──────── Dataset excerpt ────────
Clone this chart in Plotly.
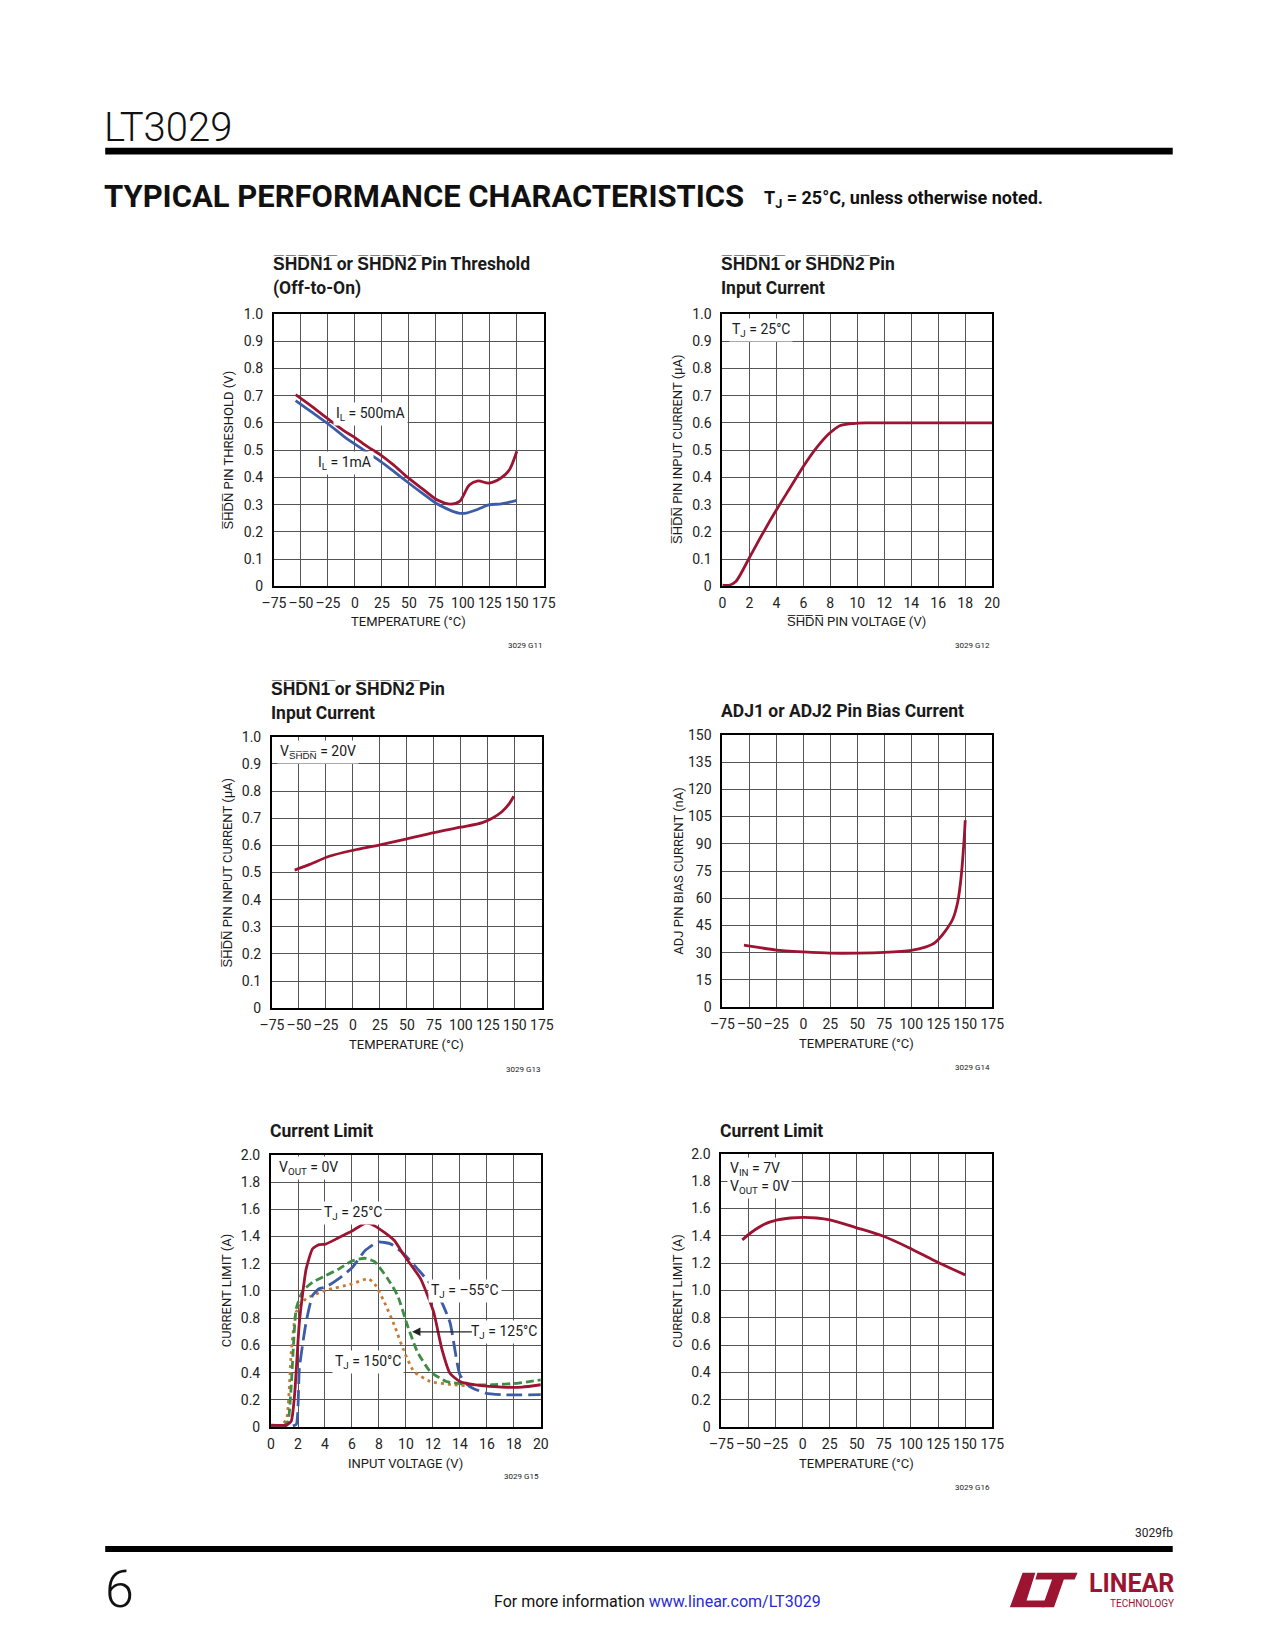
import plotly.graph_objects as go

W, H = 1275, 1650
FONT = "Roboto, Liberation Sans, sans-serif"
RED = "#9c1432"
BLUE = "#3d5ca8"
GREEN = "#3e8d45"
ORANGE = "#c77a35"

# ---------------- data ----------------
temp_ticks = [-75, -50, -25, 0, 25, 50, 75, 100, 125, 150, 175]
temp_ticktext = ["–75", "–50", "–25", "0", "25", "50", "75", "100", "125", "150", "175"]
unit_ticks = [0, 0.1, 0.2, 0.3, 0.4, 0.5, 0.6, 0.7, 0.8, 0.9, 1.0]
unit_ticktext = ["0", "0.1", "0.2", "0.3", "0.4", "0.5", "0.6", "0.7", "0.8", "0.9", "1.0"]
v20_ticks = [0, 2, 4, 6, 8, 10, 12, 14, 16, 18, 20]
adj_ticks = [0, 15, 30, 45, 60, 75, 90, 105, 120, 135, 150]
amp_ticks = [0, 0.2, 0.4, 0.6, 0.8, 1.0, 1.2, 1.4, 1.6, 1.8, 2.0]
amp_ticktext = ["0", "0.2", "0.4", "0.6", "0.8", "1.0", "1.2", "1.4", "1.6", "1.8", "2.0"]

# G11: SHDN pin threshold vs temperature
thr_temp_500 = [-55, -40, -25, -10, 0, 12, 24, 36, 48, 62, 76, 89, 97, 106, 114, 124, 135, 143, 150]
thr_500 = [0.704, 0.661, 0.615, 0.571, 0.546, 0.512, 0.482, 0.445, 0.403, 0.360, 0.318, 0.302,
           0.312, 0.372, 0.387, 0.379, 0.397, 0.427, 0.496]
thr_temp_1 = [-55, -40, -25, -10, 0, 12, 24, 36, 48, 62, 76, 88, 96, 103, 114, 124, 136, 150]
thr_1 = [0.682, 0.640, 0.597, 0.550, 0.522, 0.490, 0.458, 0.422, 0.385, 0.343, 0.303, 0.280,
         0.269, 0.269, 0.283, 0.299, 0.303, 0.316]

# G12: SHDN pin input current vs SHDN voltage
shdn_v = [0, 0.5, 1.0, 2, 3, 4, 5, 6, 7, 7.9, 8.7, 9.7, 10.7, 12, 14, 16, 18, 20]
shdn_i = [0.004, 0.004, 0.018, 0.105, 0.195, 0.28, 0.36, 0.44, 0.51, 0.56, 0.59, 0.598, 0.6,
          0.6, 0.6, 0.6, 0.6, 0.6]

# G13: SHDN pin input current vs temperature
iin_temp = [-54, -40, -22, 0, 25, 50, 75, 100, 120, 129, 138, 145, 149]
iin = [0.509, 0.530, 0.56, 0.582, 0.602, 0.624, 0.647, 0.667, 0.684, 0.70, 0.724, 0.755, 0.781]

# G14: ADJ pin bias current vs temperature
adj_temp = [-55, -25, 0, 25, 50, 75, 100, 113, 122, 131, 138.6, 143, 146, 149, 150]
adj = [34.2, 31.5, 30.5, 29.8, 29.8, 30.2, 31.3, 33.1, 35.6, 41.5, 48.7, 57.8, 70.5, 92.4, 103]

# G15: current limit vs input voltage
vin_25 = [0, 1.14, 1.5, 1.75, 2.1, 2.6, 3.08, 3.56, 4.05, 5.0, 6.0, 6.96, 7.44, 8.4, 9.14, 9.87,
          11.08, 12.05, 12.65, 13.26, 14.0, 15.44, 17.1, 18.6, 20]
il_25 = [0.015, 0.015, 0.044, 0.24, 0.77, 1.16, 1.31, 1.34, 1.344, 1.39, 1.44, 1.497, 1.49, 1.43,
         1.37, 1.26, 1.09, 0.846, 0.578, 0.396, 0.335, 0.306, 0.294, 0.294, 0.311]
vin_m55 = [0, 1.5, 1.87, 2.1, 2.6, 3.08, 3.56, 4.05, 5.0, 6.0, 6.96, 7.93, 8.9, 9.87, 11.08, 12.3,
           13.26, 14.0, 14.7, 15.9, 17.1, 20]
il_m55 = [0.007, 0.007, 0.02, 0.43, 0.77, 0.967, 1.016, 1.028, 1.089, 1.17, 1.295, 1.36, 1.344,
          1.27, 1.137, 0.99, 0.77, 0.384, 0.30, 0.25, 0.238, 0.238]
vin_125 = [0, 0.9, 1.26, 1.5, 1.87, 2.35, 3.08, 4.05, 5.0, 6.0, 6.96, 7.68, 8.65, 9.38, 10.1,
           10.84, 11.8, 13.0, 14.7, 16.4, 18.35, 20]
il_125 = [0.005, 0.005, 0.044, 0.31, 0.87, 1.0, 1.064, 1.113, 1.16, 1.22, 1.24, 1.215, 1.09,
          0.967, 0.75, 0.554, 0.408, 0.335, 0.311, 0.311, 0.323, 0.347]
vin_150 = [0, 0.65, 1.14, 1.5, 1.87, 2.6, 4.05, 6.0, 7.2, 7.68, 8.4, 9.14, 9.87, 10.6, 11.8,
           13.5, 15.0]
il_150 = [0.005, 0.005, 0.056, 0.554, 0.846, 0.943, 1.004, 1.052, 1.089, 1.052, 0.918, 0.748,
          0.554, 0.408, 0.335, 0.311, 0.30]

# G16: current limit vs temperature
cl_temp = [-55.7, -47.5, -35.4, -23.3, -11.2, 0.9, 13, 25, 49.2, 73.4, 97.6, 121.8, 150]
cl = [1.37, 1.424, 1.484, 1.516, 1.53, 1.535, 1.53, 1.516, 1.46, 1.40, 1.315, 1.218, 1.114]


def ov(s):
    return "".join(c + "\u0305" for c in s)


def px(x):
    return x / W


def py(y):
    return 1 - y / H


# panel boxes in page pixels: left, right, top, bottom
panels = [
    (267, 542, 309, 584),
    (724, 999, 309, 584),
    (265, 540, 736, 1010),
    (724, 999, 734, 1009),
    (264, 539, 1158, 1433),
    (723, 999, 1157, 1433),
]

fig = go.Figure()


def axis(domain, rng, tv, tt, horiz):
    d = dict(domain=domain, range=rng, tickvals=tv, ticktext=tt, showline=True, mirror=True,
             linecolor="black", linewidth=2, showgrid=True, gridcolor="#555555", gridwidth=1,
             zeroline=False, ticks="outside", ticklen=3 if horiz else 6, tickangle=0,
             tickcolor="rgba(0,0,0,0)", tickfont=dict(family=FONT, size=14, color="#222"),
             fixedrange=True)
    return d


xr = [
    ([-75, 175], temp_ticks, temp_ticktext),
    ([0, 20], v20_ticks, [str(v) for v in v20_ticks]),
    ([-75, 175], temp_ticks, temp_ticktext),
    ([-75, 175], temp_ticks, temp_ticktext),
    ([0, 20], v20_ticks, [str(v) for v in v20_ticks]),
    ([-75, 175], temp_ticks, temp_ticktext),
]
yr = [
    ([0, 1], unit_ticks, unit_ticktext),
    ([0, 1], unit_ticks, unit_ticktext),
    ([0, 1], unit_ticks, unit_ticktext),
    ([0, 150], adj_ticks, [str(v) for v in adj_ticks]),
    ([0, 2], amp_ticks, amp_ticktext),
    ([0, 2], amp_ticks, amp_ticktext),
]

layout_axes = {}
for i, (l, r, t, b) in enumerate(panels):
    n = "" if i == 0 else str(i + 1)
    xa = axis([px(l), px(r)], *xr[i], True)
    ya = axis([py(b), py(t)], *yr[i], False)
    xa["anchor"] = "y" + n
    ya["anchor"] = "x" + n
    layout_axes["xaxis" + n] = xa
    layout_axes["yaxis" + n] = ya


def ref(i):
    n = "" if i == 0 else str(i + 1)
    return "x" + n, "y" + n


def add_line(i, x, y, color, dash="solid", width=2.8, shape="spline", smoothing=0.8):
    xa, ya = ref(i)
    fig.add_trace(go.Scatter(x=x, y=y, mode="lines", xaxis=xa, yaxis=ya, showlegend=False,
                             line=dict(color=color, width=width, dash=dash, shape=shape,
                                       smoothing=smoothing), hoverinfo="skip"))


add_line(0, thr_temp_1, thr_1, BLUE)
add_line(0, thr_temp_500, thr_500, RED)
add_line(1, shdn_v, shdn_i, RED)
add_line(2, iin_temp, iin, RED)
add_line(3, adj_temp, adj, RED, smoothing=0.6)
add_line(4, vin_150, il_150, ORANGE, dash="3px,4px", smoothing=0.5)
add_line(4, vin_125, il_125, GREEN, dash="8px,4px", smoothing=0.5)
add_line(4, vin_m55, il_m55, BLUE, dash="16px,6px", smoothing=0.5)
add_line(4, vin_25, il_25, RED, smoothing=0.5)
add_line(5, cl_temp, cl, RED)

ann = []


def text(x, y, s, size=15, bold=False, xanchor="center", yanchor="middle", color="#1a1a1a",
         angle=0, family=FONT, weight=None):
    if bold:
        s = "<b>" + s + "</b>"
    f = dict(family=family, size=size, color=color)
    if weight:
        f["weight"] = weight
    ann.append(dict(xref="paper", yref="paper", x=px(x), y=py(y), text=s, showarrow=False,
                    xanchor=xanchor, yanchor=yanchor, textangle=angle, font=f))


def label(i, x, y, s, xanchor="center", align="left"):
    xa, ya = ref(i)
    ann.append(dict(xref=xa, yref=ya, x=x, y=y, text=s, showarrow=False, xanchor=xanchor,
                    yanchor="middle", bgcolor="white", borderpad=2, align=align,
                    font=dict(family=FONT, size=14, color="#1a1a1a")))


# chart titles
TS = 17.5
text(264, 259, ov("SHDN1") + " or " + ov("SHDN2") + " Pin Threshold", TS, True, "left")
text(264, 283, "(Off-to-On)", TS, True, "left")
text(721, 259, ov("SHDN1") + " or " + ov("SHDN2") + " Pin", TS, True, "left")
text(721, 283, "Input Current", TS, True, "left")
text(262, 688, ov("SHDN1") + " or " + ov("SHDN2") + " Pin", TS, True, "left")
text(262, 712, "Input Current", TS, True, "left")
text(721, 710, "ADJ1 or ADJ2 Pin Bias Current", TS, True, "left")
text(261, 1134, "Current Limit", TS, True, "left")
text(720, 1134, "Current Limit", TS, True, "left")

# axis titles
AS = 13
text(404, 620, "TEMPERATURE (°C)", AS)
text(861, 620, ov("SHDN") + " PIN VOLTAGE (V)", AS)
text(402, 1047, "TEMPERATURE (°C)", AS)
text(861, 1046, "TEMPERATURE (°C)", AS)
text(401, 1470, "INPUT VOLTAGE (V)", AS)
text(861, 1470, "TEMPERATURE (°C)", AS)
text(221, 446, ov("SHDN") + " PIN THRESHOLD (V)", AS, angle=-90)
text(678, 446, ov("SHDN") + " PIN INPUT CURRENT (µA)", AS, angle=-90)
text(220, 873, ov("SHDN") + " PIN INPUT CURRENT (µA)", AS, angle=-90)
text(679, 871, "ADJ PIN BIAS CURRENT (nA)", AS, angle=-90)
text(219, 1295, "CURRENT LIMIT (A)", AS, angle=-90)
text(678, 1295, "CURRENT LIMIT (A)", AS, angle=-90)

# figure codes
text(542, 644, "3029 G11", 8, xanchor="right")
text(999, 644, "3029 G12", 8, xanchor="right")
text(540, 1072, "3029 G13", 8, xanchor="right")
text(999, 1070, "3029 G14", 8, xanchor="right")
text(539, 1483, "3029 G15", 8, xanchor="right")
text(999, 1494, "3029 G16", 8, xanchor="right")

# in-chart labels
label(0, 14, 0.633, "I<sub>L</sub> = 500mA")
label(0, -9.5, 0.452, "I<sub>L</sub> = 1mA")
label(1, 0.5, 0.94, "T<sub>J</sub> = 25°C", xanchor="left")
label(2, -70, 0.943, "V<sub>" + ov("SHDN") + "</sub> = 20V", xanchor="left")
label(4, 0.35, 1.9, "V<sub>OUT</sub> = 0V", xanchor="left")
label(4, 6.1, 1.575, "T<sub>J</sub> = 25°C")
label(4, 14.4, 1.0, "T<sub>J</sub> = –55°C")
label(4, 17.3, 0.70, "T<sub>J</sub> = 125°C")
label(4, 7.2, 0.48, "T<sub>J</sub> = 150°C")
label(5, -70, 1.82, "V<sub>IN</sub> = 7V<br>V<sub>OUT</sub> = 0V", xanchor="left")
ann.append(dict(xref="x5", yref="y5", axref="x5", ayref="y5", x=10.45, y=0.70, ax=15.0, ay=0.70,
                text="", showarrow=True, arrowhead=2, arrowsize=1.3, arrowwidth=1.3,
                arrowcolor="#222"))

# page header / footer
text(92, 121, "LT3029", 40, xanchor="left", color="#111", weight=300)
text(92, 190, "TYPICAL PERFORMANCE CHARACTERISTICS", 31, True, "left", color="#111")
text(764, 193, "T<sub>J</sub> = 25°C, unless otherwise noted.", 18, True, "left", color="#111")
text(1185, 1540, "3029fb", 12, xanchor="right", color="#222")
text(93, 1597, "6", 52, xanchor="left", color="#111", weight=300)
text(489, 1609, "For more information <span style='color:#2a2ad6'>www.linear.com/LT3029</span>",
     16, xanchor="left", color="#111")
text(1186, 1591, "LINEAR", 25, True, "right", color=RED)
text(1186, 1611, "TECHNOLOGY", 10, xanchor="right", color=RED)

shapes = [
    dict(type="rect", xref="paper", yref="paper", x0=px(95), x1=px(1183), y0=py(148), y1=py(141),
         fillcolor="black", line=dict(width=0)),
    dict(type="rect", xref="paper", yref="paper", x0=px(95), x1=px(1183), y0=py(1559),
         y1=py(1553), fillcolor="black", line=dict(width=0)),
]


def poly(pts):
    p = "M " + " L ".join(f"{px(a):.5f},{py(b):.5f}" for a, b in pts) + " Z"
    return dict(type="path", xref="paper", yref="paper", path=p, fillcolor=RED,
                line=dict(width=0))


# LT logo mark
shapes.append(poly([(1030, 1580), (1043, 1580), (1034, 1608), (1056, 1608), (1052, 1615),
                    (1017, 1615)]))
shapes.append(poly([(1045, 1580), (1086, 1580), (1083, 1587), (1072, 1587), (1062, 1615),
                    (1050, 1615), (1060, 1587), (1043, 1587)]))

fig.update_layout(width=W, height=H, margin=dict(l=0, r=0, t=0, b=0), paper_bgcolor="white",
                  plot_bgcolor="white", annotations=ann, shapes=shapes, **layout_axes)

fig.write_html("out.html", config={"displayModeBar": False},
               post_script="document.body.style.margin='0';"
                           "document.body.style.overflow='hidden';"
                           "document.documentElement.style.overflow='hidden';")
────────
**Work instructions**
Pull out all lines in the data above that include "chart".

**Output**
Clone this chart in Plotly.
# chart titles
# in-chart labels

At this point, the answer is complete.